Crystal phase transition of urea: what governs the reaction kinetics in molecular crystal phase transitions

Abstract

Because of their weak intermolecular forces and flexible molecular geometry, molecular crystals are renowned for their structural versatility (polymorphism) and the great difficulty in controlling the crystal form during synthesis. Despite its great importance in determining the final solid form (e.g. single crystal, polycrystal or amorphous), the kinetics of the crystal-to-crystal transformation between structures with different molecular packing has long been a fundamental challenge in both measurement and simulation. Here we report the first global potential energy surface (PES) for urea crystals obtained by stochastic surface walking global PES exploration.
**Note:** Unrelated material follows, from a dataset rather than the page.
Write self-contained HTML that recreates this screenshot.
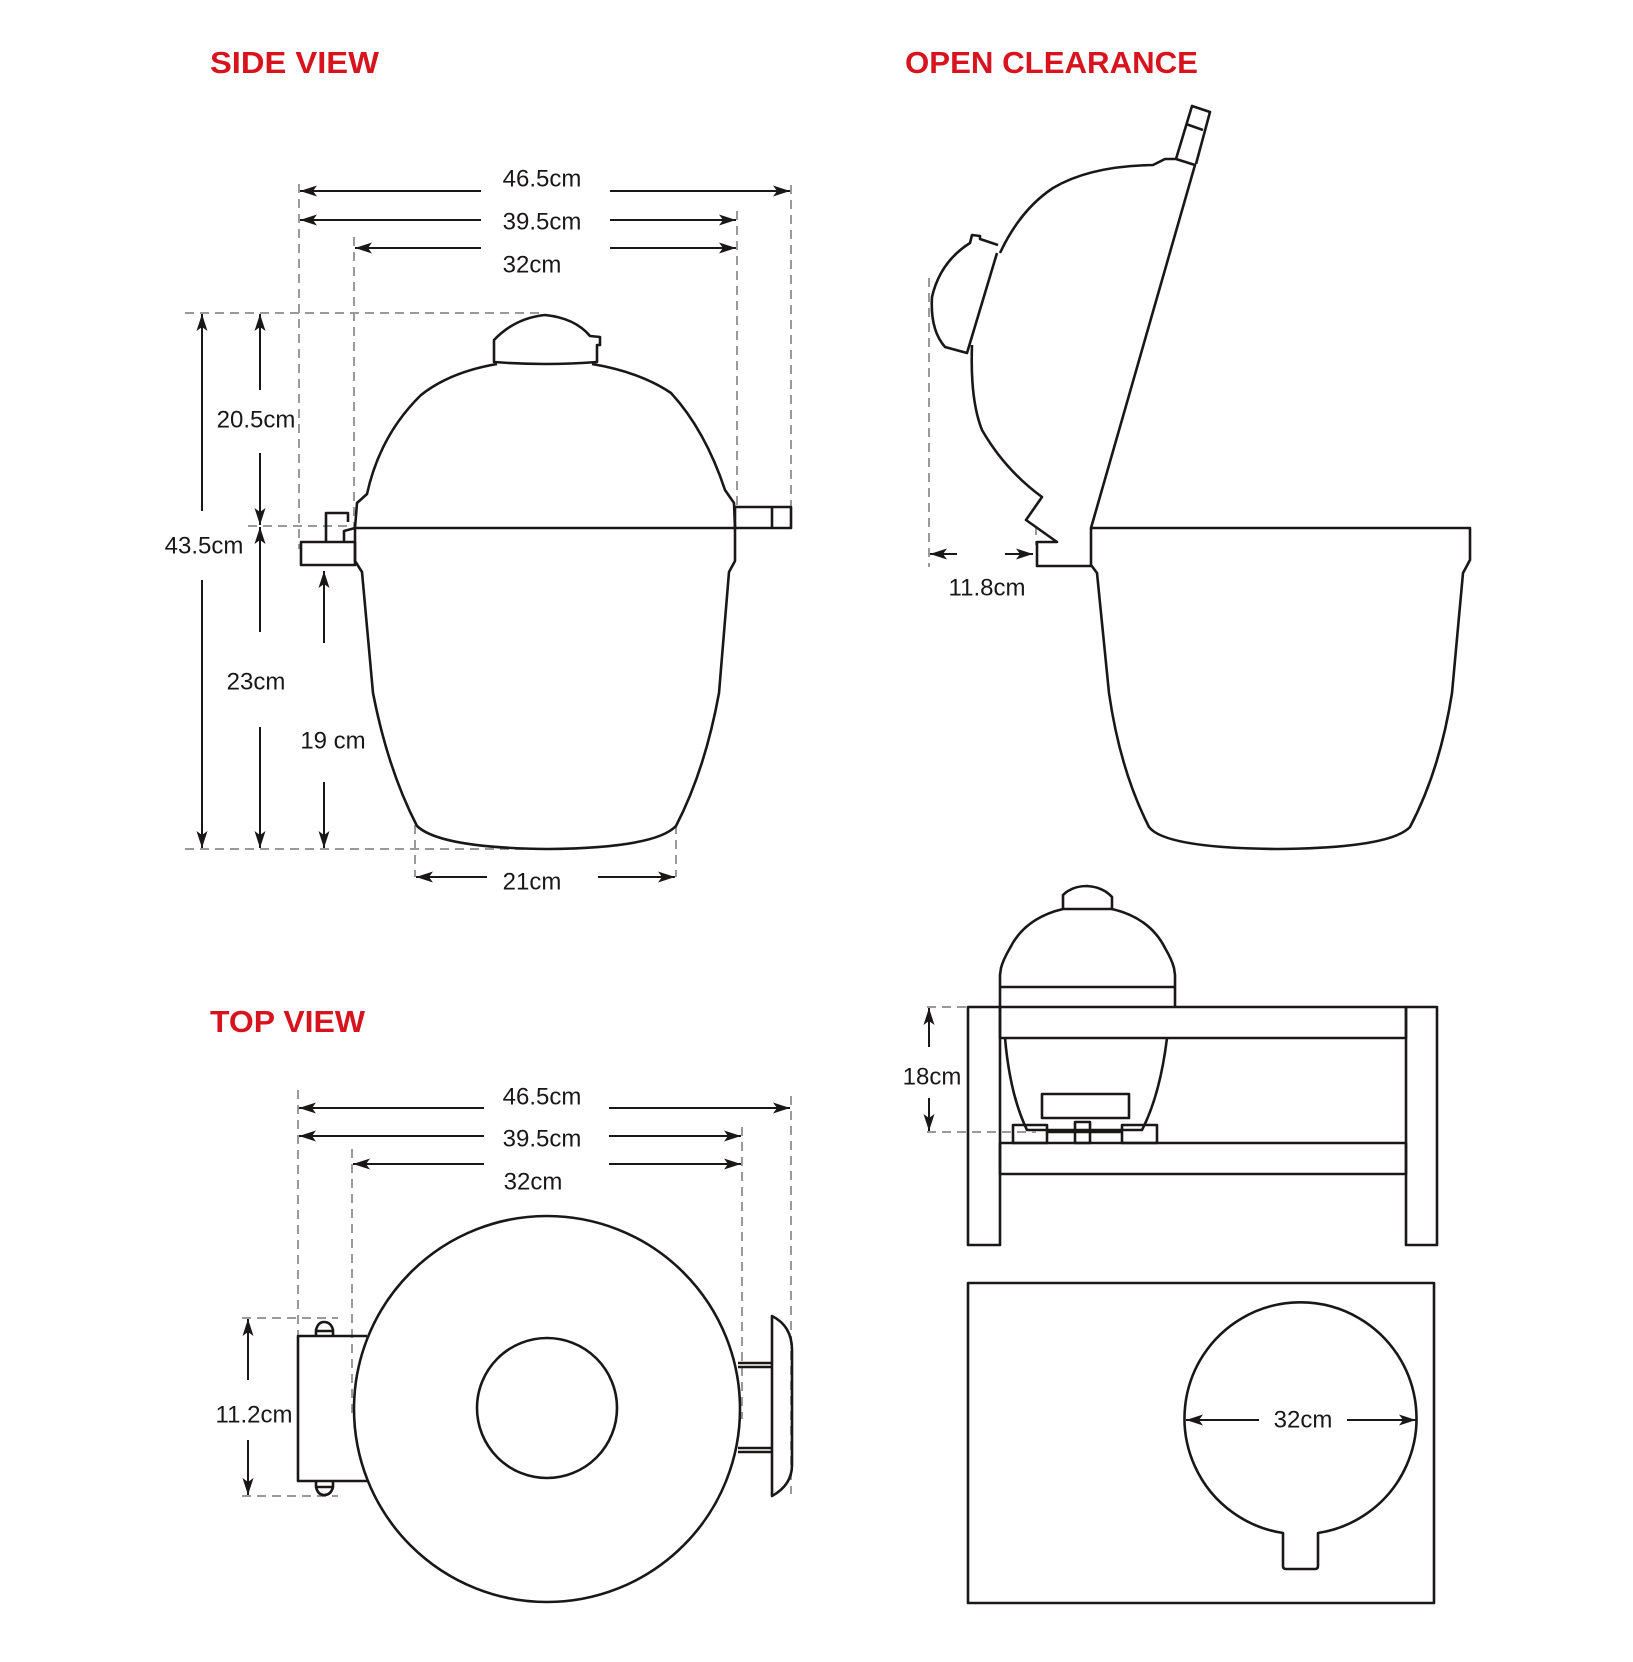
<!DOCTYPE html>
<html><head><meta charset="utf-8"><style>
html,body{margin:0;padding:0;background:#fff;}
svg{display:block;}
.o{fill:none;stroke:#1a1717;stroke-width:2.6;stroke-linejoin:round;}
.d{fill:none;stroke:#9a9a9a;stroke-width:2;stroke-dasharray:9 6;}
.a{stroke:#1a1717;stroke-width:2;marker-end:url(#ah);}
.t{font-family:"Liberation Sans",sans-serif;font-size:24px;fill:#1a1717;text-anchor:middle;dominant-baseline:central;}
.h{font-family:"Liberation Sans",sans-serif;font-weight:bold;font-size:31px;fill:#d7141e;}
</style></head><body>
<svg width="1633" height="1662" viewBox="0 0 1633 1662" xmlns="http://www.w3.org/2000/svg">
<defs><marker id="ah" markerUnits="userSpaceOnUse" markerWidth="18" markerHeight="12" refX="17" refY="5.5" orient="auto"><path d="M0,0 L17,5.5 L0,11 L4,5.5 z" fill="#1a1717"/></marker></defs>
<rect width="1633" height="1662" fill="#fff"/>

<text class="h" x="210" y="73" textLength="169" lengthAdjust="spacingAndGlyphs">SIDE VIEW</text>
<text class="h" x="905" y="73" textLength="293" lengthAdjust="spacingAndGlyphs">OPEN CLEARANCE</text>
<text class="h" x="210" y="1032" textLength="155" lengthAdjust="spacingAndGlyphs">TOP VIEW</text>

<!-- SIDE VIEW dims -->
<line class="d" x1="299" y1="184" x2="299" y2="549"/>
<line class="d" x1="354" y1="237" x2="354" y2="528"/>
<line class="d" x1="737" y1="211" x2="737" y2="509"/>
<line class="d" x1="791" y1="185" x2="791" y2="523"/>
<line class="d" x1="185" y1="313" x2="544" y2="313"/>
<line class="d" x1="185" y1="849" x2="544" y2="849"/>
<line class="d" x1="248" y1="526" x2="354" y2="526"/>
<line class="d" x1="415" y1="825" x2="415" y2="877"/>
<line class="d" x1="676" y1="825" x2="676" y2="877"/>

<line class="a" x1="481" y1="191" x2="300" y2="191"/><line class="a" x1="610" y1="191" x2="790" y2="191"/>
<text class="t" x="542" y="179">46.5cm</text>
<line class="a" x1="481" y1="220" x2="300" y2="220"/><line class="a" x1="610" y1="220" x2="736" y2="220"/>
<text class="t" x="542" y="222">39.5cm</text>
<line class="a" x1="481" y1="248" x2="355" y2="248"/><line class="a" x1="610" y1="248" x2="736" y2="248"/>
<text class="t" x="532" y="265">32cm</text>

<line class="a" x1="202" y1="511" x2="202" y2="314"/><line class="a" x1="202" y1="580" x2="202" y2="848"/>
<text class="t" x="204" y="546">43.5cm</text>
<line class="a" x1="260" y1="390" x2="260" y2="314"/><line class="a" x1="260" y1="453" x2="260" y2="525"/>
<text class="t" x="256" y="420">20.5cm</text>
<line class="a" x1="260" y1="632" x2="260" y2="527"/><line class="a" x1="260" y1="727" x2="260" y2="848"/>
<text class="t" x="256" y="682">23cm</text>
<line class="a" x1="324" y1="643" x2="324" y2="571"/><line class="a" x1="324" y1="782" x2="324" y2="848"/>
<text class="t" x="333" y="741">19 cm</text>
<line class="a" x1="487" y1="877" x2="416" y2="877"/><line class="a" x1="598" y1="877" x2="675" y2="877"/>
<text class="t" x="532" y="882">21cm</text>

<!-- SIDE VIEW grill -->
<path class="o" d="M494,362 L494,340 Q515,318 545,315 Q575,318 590,336 L600,337 L600,345 L597,345 L597,362 Q545,366 494,362 Z"/>
<path class="o" d="M497,364 Q450,372 421,395 Q380,435 367,494 L357,503 L355,528 L735,528 L734,503 L725,490 Q705,430 671,393 Q640,372 592,364"/>
<path class="o" d="M355,528 L355,561 L362,572 L373,693 Q388,770 417,826 Q440,848 548,849 Q655,848 676,826 Q705,770 719,693 L729,572 L735,561 L735,528"/>
<rect class="o" x="735" y="507" width="56" height="21"/><line class="o" x1="772" y1="507" x2="772" y2="528"/>
<rect class="o" x="301" y="542" width="54" height="23"/>
<path class="o" d="M326,542 L326,513 L348,513 L348,522"/>
<path class="o" d="M344,542 L344,531 L355,528"/>

<!-- OPEN CLEARANCE -->
<line class="d" x1="929" y1="278" x2="929" y2="567"/>
<line class="d" x1="1036" y1="526" x2="1036" y2="545"/>
<line class="a" x1="957" y1="554" x2="930" y2="554"/><line class="a" x1="1005" y1="554" x2="1033" y2="554"/>
<text class="t" x="987" y="588">11.8cm</text>
<path class="o" d="M1091,528 L1470,528 L1470,560 L1463,573 L1452,693 Q1440,770 1410,827 Q1390,848 1277,849 Q1165,848 1149,827 Q1120,770 1109,693 L1097,573 L1091,565 Z"/>
<path class="o" d="M1091,528 L1195,165 L1176,159 L1165,159 L1153,165 Q1090,166 1053,188 Q1020,210 1000,253"/>
<path class="o" d="M1176,159 L1192,106 L1210,112 L1196,164"/>
<line class="o" x1="1186" y1="124" x2="1203" y2="130"/>
<path class="o" d="M998,245 L980,239 L980,236 L972,235 L970,243 Q940,262 932,297 Q930,330 945,347 L967,353 L997,253"/>
<path class="o" d="M972,345 Q970,400 982,430 Q1005,470 1042,497 L1026,520 L1057,542 L1037,542 L1037,566 L1091,566"/>

<!-- Table view -->
<path class="o" d="M1063,909 L1063,895 Q1072,886 1087,886 Q1103,887 1112,897 L1112,909 Z"/>
<path class="o" d="M1063,909 Q1025,918 1010,948 Q1003,960 1001,968 L1000,975 L1000,1007 M1112,909 Q1150,918 1165,948 Q1172,960 1174,968 L1175,975 L1175,1007"/>
<line class="o" x1="1000" y1="987" x2="1175" y2="987"/>
<path class="o" d="M1005,1038 Q1010,1095 1027,1130 L1142,1130 Q1160,1095 1167,1038"/>
<rect class="o" x="1042" y="1094" width="87" height="24"/>
<rect class="o" x="1013" y="1125" width="34" height="18"/>
<rect class="o" x="1075" y="1122" width="15" height="21"/>
<rect class="o" x="1122" y="1125" width="35" height="18"/>
<line class="o" x1="1047" y1="1132" x2="1122" y2="1132"/>
<rect class="o" x="968" y="1007" width="32" height="238"/>
<rect class="o" x="1406" y="1007" width="31" height="238"/>
<rect class="o" x="1000" y="1007" width="406" height="31"/>
<rect class="o" x="1000" y="1143" width="406" height="31"/>
<line class="d" x1="927" y1="1007" x2="968" y2="1007"/>
<line class="d" x1="927" y1="1132" x2="1036" y2="1132"/>
<line class="a" x1="929" y1="1047" x2="929" y2="1008"/><line class="a" x1="929" y1="1098" x2="929" y2="1131"/>
<text class="t" x="932" y="1077">18cm</text>

<!-- Bottom right -->
<rect class="o" x="968" y="1283" width="466" height="320"/>
<path class="o" d="M1283,1533 A116,116 0 1 1 1318,1533 L1318,1566 Q1318,1569 1315,1569 L1286,1569 Q1283,1569 1283,1566 Z"/>
<line class="a" x1="1259" y1="1420" x2="1186" y2="1420"/><line class="a" x1="1347" y1="1420" x2="1416" y2="1420"/>
<text class="t" x="1303" y="1420">32cm</text>

<!-- TOP VIEW -->
<line class="d" x1="298" y1="1090" x2="298" y2="1336"/>
<line class="d" x1="352" y1="1149" x2="352" y2="1415"/>
<line class="d" x1="742" y1="1127" x2="742" y2="1419"/>
<line class="d" x1="791" y1="1096" x2="791" y2="1494"/>
<line class="d" x1="242" y1="1318" x2="338" y2="1318"/>
<line class="d" x1="242" y1="1496" x2="338" y2="1496"/>
<line class="a" x1="484" y1="1108" x2="299" y2="1108"/><line class="a" x1="609" y1="1108" x2="790" y2="1108"/>
<text class="t" x="542" y="1097">46.5cm</text>
<line class="a" x1="484" y1="1136" x2="299" y2="1136"/><line class="a" x1="609" y1="1136" x2="741" y2="1136"/>
<text class="t" x="542" y="1139">39.5cm</text>
<line class="a" x1="484" y1="1164" x2="353" y2="1164"/><line class="a" x1="609" y1="1164" x2="741" y2="1164"/>
<text class="t" x="533" y="1182">32cm</text>
<line class="a" x1="248" y1="1380" x2="248" y2="1319"/><line class="a" x1="248" y1="1440" x2="248" y2="1495"/>
<text class="t" x="254" y="1415">11.2cm</text>
<path class="o" d="M367,1336 L298,1336 L298,1481 L367,1481"/>
<path class="o" d="M316,1336 L316,1330 Q318,1322 324,1322 Q331,1322 333,1330 L333,1336 M316,1481 L316,1487 Q318,1495 324,1495 Q331,1495 333,1487 L333,1481"/>
<line class="o" x1="316" y1="1331" x2="333" y2="1331"/><line class="o" x1="316" y1="1487" x2="333" y2="1487"/>
<circle class="o" cx="547" cy="1409" r="193"/>
<circle class="o" cx="547" cy="1408" r="70"/>
<path class="o" d="M738,1363 L772,1363 M738,1367 L772,1367 M738,1448 L772,1448 M738,1452 L772,1452"/>
<path class="o" d="M772,1316 Q792,1326 792,1350 L792,1465 Q792,1485 772,1496 Z"/>
</svg>
</body></html>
With the big data from thousands of crystal/amorphous forms, we, using exhaustive reaction pathway sampling, resolve the solid-to-solid transformation pathways between urea crystals from first principles. We demonstrate that the strong tendency to grow a large single crystal of urea can be attributed to the flat PES between major crystal forms that share the same hydrogen-bonding network pattern, where one crystal can transform to another facilely via crystal-to-crystal transition. Other crystal forms with distinct hydrogen-bonding network patterns can be excluded in crystallization due to their poor thermodynamic stability and high barrier of solid-to-solid transition. A general theory for predicting molecular solid transformation is proposed and illustrated in a simplified one-dimensional global PES, which is now obtainable from computational techniques established here.